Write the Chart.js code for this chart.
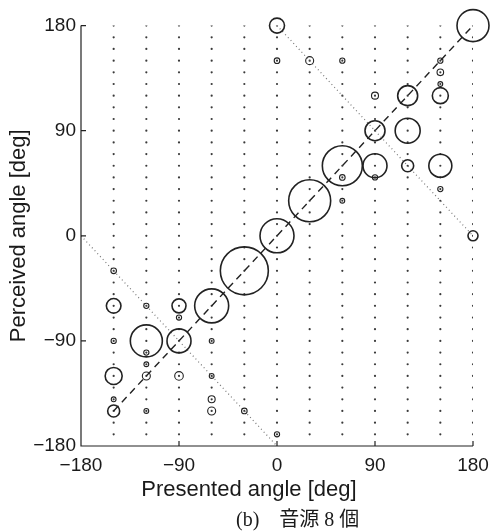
<!DOCTYPE html>
<html><head><meta charset="utf-8">
<script src="https://cdn.jsdelivr.net/npm/chart.js@4/dist/chart.umd.min.js"></script>
<style>html,body{margin:0;padding:0;background:#fff}#wrap{width:500px;height:531px}</style>
</head><body><div id="wrap"><canvas id="c" width="500" height="531"></canvas></div>
<script>
// Response grid (presented x perceived)
const presentedAngles = [-150,-120,-90,-60,-30,0,30,60,90,120,150,180];
const perceivedAngles = [-170,-160,-150,-140,-130,-120,-110,-100,-90,-80,-70,-60,-50,-40,-30,-20,-10,0,
                         10,20,30,40,50,60,70,80,90,100,110,120,130,140,150,160,170,180];
// Response bubbles
const bubblePresented = [-150,-150,-150,-150,-150,-150,
                         -120,-120,-120,-120,-120,-120,
                         -90,-90,-90,-90,
                         -60,-60,-60,-60,-60,
                         -30,-30,
                         0,0,0,0,
                         30,30,
                         60,60,60,60,
                         90,90,90,90,
                         120,120,120,
                         150,150,150,150,150,150,
                         180,180];
const bubblePerceived = [-30,-60,-90,-120,-140,-150,
                         -60,-90,-100,-110,-120,-150,
                         -60,-70,-90,-120,
                         -60,-90,-120,-140,-150,
                         -30,-150,
                         180,150,0,-170,
                         150,30,
                         150,60,50,30,
                         120,90,60,50,
                         120,90,60,
                         150,140,130,120,60,40,
                         180,0];
const bubbleSize = [2.8,7.3,2.6,8.5,2.4,6,
                    2.6,16,2.6,2.4,4,2.4,
                    7,2.6,12,4.3,
                    17,2.4,2.4,3.5,4,
                    24,2.8,
                    7.5,2.8,17,2.6,
                    4,21,
                    2.6,20,2.8,2.4,
                    3.5,10,12,2.6,
                    10,12.5,6,
                    2.6,3.3,2.4,8,11.5,2.6,
                    16,5];
// Reference lines
const diagonalX = [-150,180];
const confusionUpperX = [0,180];
const confusionUpperY = [180,0];
const confusionLowerX = [-180,0];
const confusionLowerY = [0,-180];
// Axes
const tickValues = [-180,-90,0,90,180];
const tickLabels = ['\u2212180','\u221290','0','90','180'];
const xTitle = 'Presented angle [deg]';
const yTitle = 'Perceived angle [deg]';
const caption = '(b)\u3000音源 8 個';

const gridPts = [];
presentedAngles.forEach(px => perceivedAngles.forEach(py => gridPts.push({x:px,y:py})));
const bubbles = bubblePresented.map((p,i)=>({x:p,y:bubblePerceived[i],r:bubbleSize[i]}));

const SANS = '"Liberation Sans", Arial, sans-serif';
const ink = '#222';

const axisPlugin = {
  id:'axesInward',
  afterDraw(chart){
    const ctx = chart.ctx, xs = chart.scales.x, ys = chart.scales.y;
    ctx.save();
    ctx.strokeStyle = ink; ctx.lineWidth = 1.2;
    ctx.beginPath();
    ctx.moveTo(xs.left, ys.top); ctx.lineTo(xs.left, ys.bottom); ctx.lineTo(xs.right, ys.bottom);
    xs.ticks.forEach(t=>{const p=xs.getPixelForValue(t.value); ctx.moveTo(p,ys.bottom); ctx.lineTo(p,ys.bottom-5);});
    ys.ticks.forEach(t=>{const p=ys.getPixelForValue(t.value); ctx.moveTo(xs.left,p); ctx.lineTo(xs.left+5,p);});
    ctx.stroke();
    ctx.fillStyle = '#1a1a1a';
    ctx.textBaseline = 'middle'; ctx.textAlign = 'center';
    ctx.font = '22px ' + SANS;
    ctx.fillText(xTitle, 249, 490);
    ctx.font = '20px "Liberation Serif", "Noto Sans CJK JP", serif';
    ctx.textAlign = 'left';
    ctx.fillText(caption, 236, 521);
    ctx.restore();
  }
};

function fixTicks(scale){ scale.ticks = tickValues.map(v=>({value:v})); }

new Chart(document.getElementById('c'), {
  type:'scatter',
  data:{ datasets:[
    {type:'scatter', data:gridPts, pointRadius:1.1, pointHoverRadius:1.1, backgroundColor:'#3a3a3a', borderWidth:0, order:5},
    {type:'line', data:diagonalX.map(v=>({x:v,y:v})), borderColor:ink, borderWidth:1.4, borderDash:[7,5], pointRadius:0, fill:false, order:4},
    {type:'line', data:confusionUpperX.map((v,i)=>({x:v,y:confusionUpperY[i]})), borderColor:'#777', borderWidth:1.2, borderDash:[1,3], pointRadius:0, fill:false, order:3},
    {type:'line', data:confusionLowerX.map((v,i)=>({x:v,y:confusionLowerY[i]})), borderColor:'#777', borderWidth:1.2, borderDash:[1,3], pointRadius:0, fill:false, order:3},
    {type:'bubble', data:bubbles, backgroundColor:'rgba(0,0,0,0)', borderColor:ink,
     borderWidth:(c)=> (c.raw && c.raw.r < 5) ? 1.1 : 1.6, clip:false, order:1}
  ]},
  options:{
    responsive:false, animation:false, devicePixelRatio:1,
    layout:{padding:{top:25, right:27, left:0, bottom:25}},
    plugins:{legend:{display:false}, tooltip:{enabled:false}, title:{display:false}},
    scales:{
      x:{type:'linear', min:-180, max:180, afterBuildTicks:fixTicks,
         afterFit(s){ s.height = 60; },
         grid:{display:false, drawTicks:false}, border:{display:false},
         ticks:{padding:8, color:'#1a1a1a', font:{family:SANS, size:19}, maxRotation:0,
                callback:(v)=>tickLabels[tickValues.indexOf(v)]},
         title:{display:false}},
      y:{type:'linear', min:-180, max:180, afterBuildTicks:fixTicks,
         afterFit(s){ s.width = 81; },
         grid:{display:false, drawTicks:false}, border:{display:false},
         ticks:{padding:5, color:'#1a1a1a', font:{family:SANS, size:19},
                callback:(v)=>tickLabels[tickValues.indexOf(v)]},
         title:{display:true, text:yTitle, color:'#1a1a1a', font:{family:SANS, size:22}, padding:{top:6,bottom:0}}}
    }
  },
  plugins:[axisPlugin]
});
</script></body></html>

TASK PROMPT:
Print the complete listing exactly, apart from any pictures.

EXERCISE SOLUTION:
Write the Chart.js code for this chart.
<!DOCTYPE html>
<html><head><meta charset="utf-8">
<script src="https://cdn.jsdelivr.net/npm/chart.js@4/dist/chart.umd.min.js"></script>
<style>html,body{margin:0;padding:0;background:#fff}#wrap{width:500px;height:531px}</style>
</head><body><div id="wrap"><canvas id="c" width="500" height="531"></canvas></div>
<script>
// Response grid (presented x perceived)
const presentedAngles = [-150,-120,-90,-60,-30,0,30,60,90,120,150,180];
const perceivedAngles = [-170,-160,-150,-140,-130,-120,-110,-100,-90,-80,-70,-60,-50,-40,-30,-20,-10,0,
                         10,20,30,40,50,60,70,80,90,100,110,120,130,140,150,160,170,180];
// Response bubbles
const bubblePresented = [-150,-150,-150,-150,-150,-150,
                         -120,-120,-120,-120,-120,-120,
                         -90,-90,-90,-90,
                         -60,-60,-60,-60,-60,
                         -30,-30,
                         0,0,0,0,
                         30,30,
                         60,60,60,60,
                         90,90,90,90,
                         120,120,120,
                         150,150,150,150,150,150,
                         180,180];
const bubblePerceived = [-30,-60,-90,-120,-140,-150,
                         -60,-90,-100,-110,-120,-150,
                         -60,-70,-90,-120,
                         -60,-90,-120,-140,-150,
                         -30,-150,
                         180,150,0,-170,
                         150,30,
                         150,60,50,30,
                         120,90,60,50,
                         120,90,60,
                         150,140,130,120,60,40,
                         180,0];
const bubbleSize = [2.8,7.3,2.6,8.5,2.4,6,
                    2.6,16,2.6,2.4,4,2.4,
                    7,2.6,12,4.3,
                    17,2.4,2.4,3.5,4,
                    24,2.8,
                    7.5,2.8,17,2.6,
                    4,21,
                    2.6,20,2.8,2.4,
                    3.5,10,12,2.6,
                    10,12.5,6,
                    2.6,3.3,2.4,8,11.5,2.6,
                    16,5];
// Reference lines
const diagonalX = [-150,180];
const confusionUpperX = [0,180];
const confusionUpperY = [180,0];
const confusionLowerX = [-180,0];
const confusionLowerY = [0,-180];
// Axes
const tickValues = [-180,-90,0,90,180];
const tickLabels = ['\u2212180','\u221290','0','90','180'];
const xTitle = 'Presented angle [deg]';
const yTitle = 'Perceived angle [deg]';
const caption = '(b)\u3000音源 8 個';

const gridPts = [];
presentedAngles.forEach(px => perceivedAngles.forEach(py => gridPts.push({x:px,y:py})));
const bubbles = bubblePresented.map((p,i)=>({x:p,y:bubblePerceived[i],r:bubbleSize[i]}));

const SANS = '"Liberation Sans", Arial, sans-serif';
const ink = '#222';

const axisPlugin = {
  id:'axesInward',
  afterDraw(chart){
    const ctx = chart.ctx, xs = chart.scales.x, ys = chart.scales.y;
    ctx.save();
    ctx.strokeStyle = ink; ctx.lineWidth = 1.2;
    ctx.beginPath();
    ctx.moveTo(xs.left, ys.top); ctx.lineTo(xs.left, ys.bottom); ctx.lineTo(xs.right, ys.bottom);
    xs.ticks.forEach(t=>{const p=xs.getPixelForValue(t.value); ctx.moveTo(p,ys.bottom); ctx.lineTo(p,ys.bottom-5);});
    ys.ticks.forEach(t=>{const p=ys.getPixelForValue(t.value); ctx.moveTo(xs.left,p); ctx.lineTo(xs.left+5,p);});
    ctx.stroke();
    ctx.fillStyle = '#1a1a1a';
    ctx.textBaseline = 'middle'; ctx.textAlign = 'center';
    ctx.font = '22px ' + SANS;
    ctx.fillText(xTitle, 249, 490);
    ctx.font = '20px "Liberation Serif", "Noto Sans CJK JP", serif';
    ctx.textAlign = 'left';
    ctx.fillText(caption, 236, 521);
    ctx.restore();
  }
};

function fixTicks(scale){ scale.ticks = tickValues.map(v=>({value:v})); }

new Chart(document.getElementById('c'), {
  type:'scatter',
  data:{ datasets:[
    {type:'scatter', data:gridPts, pointRadius:1.1, pointHoverRadius:1.1, backgroundColor:'#3a3a3a', borderWidth:0, order:5},
    {type:'line', data:diagonalX.map(v=>({x:v,y:v})), borderColor:ink, borderWidth:1.4, borderDash:[7,5], pointRadius:0, fill:false, order:4},
    {type:'line', data:confusionUpperX.map((v,i)=>({x:v,y:confusionUpperY[i]})), borderColor:'#777', borderWidth:1.2, borderDash:[1,3], pointRadius:0, fill:false, order:3},
    {type:'line', data:confusionLowerX.map((v,i)=>({x:v,y:confusionLowerY[i]})), borderColor:'#777', borderWidth:1.2, borderDash:[1,3], pointRadius:0, fill:false, order:3},
    {type:'bubble', data:bubbles, backgroundColor:'rgba(0,0,0,0)', borderColor:ink,
     borderWidth:(c)=> (c.raw && c.raw.r < 5) ? 1.1 : 1.6, clip:false, order:1}
  ]},
  options:{
    responsive:false, animation:false, devicePixelRatio:1,
    layout:{padding:{top:25, right:27, left:0, bottom:25}},
    plugins:{legend:{display:false}, tooltip:{enabled:false}, title:{display:false}},
    scales:{
      x:{type:'linear', min:-180, max:180, afterBuildTicks:fixTicks,
         afterFit(s){ s.height = 60; },
         grid:{display:false, drawTicks:false}, border:{display:false},
         ticks:{padding:8, color:'#1a1a1a', font:{family:SANS, size:19}, maxRotation:0,
                callback:(v)=>tickLabels[tickValues.indexOf(v)]},
         title:{display:false}},
      y:{type:'linear', min:-180, max:180, afterBuildTicks:fixTicks,
         afterFit(s){ s.width = 81; },
         grid:{display:false, drawTicks:false}, border:{display:false},
         ticks:{padding:5, color:'#1a1a1a', font:{family:SANS, size:19},
                callback:(v)=>tickLabels[tickValues.indexOf(v)]},
         title:{display:true, text:yTitle, color:'#1a1a1a', font:{family:SANS, size:22}, padding:{top:6,bottom:0}}}
    }
  },
  plugins:[axisPlugin]
});
</script></body></html>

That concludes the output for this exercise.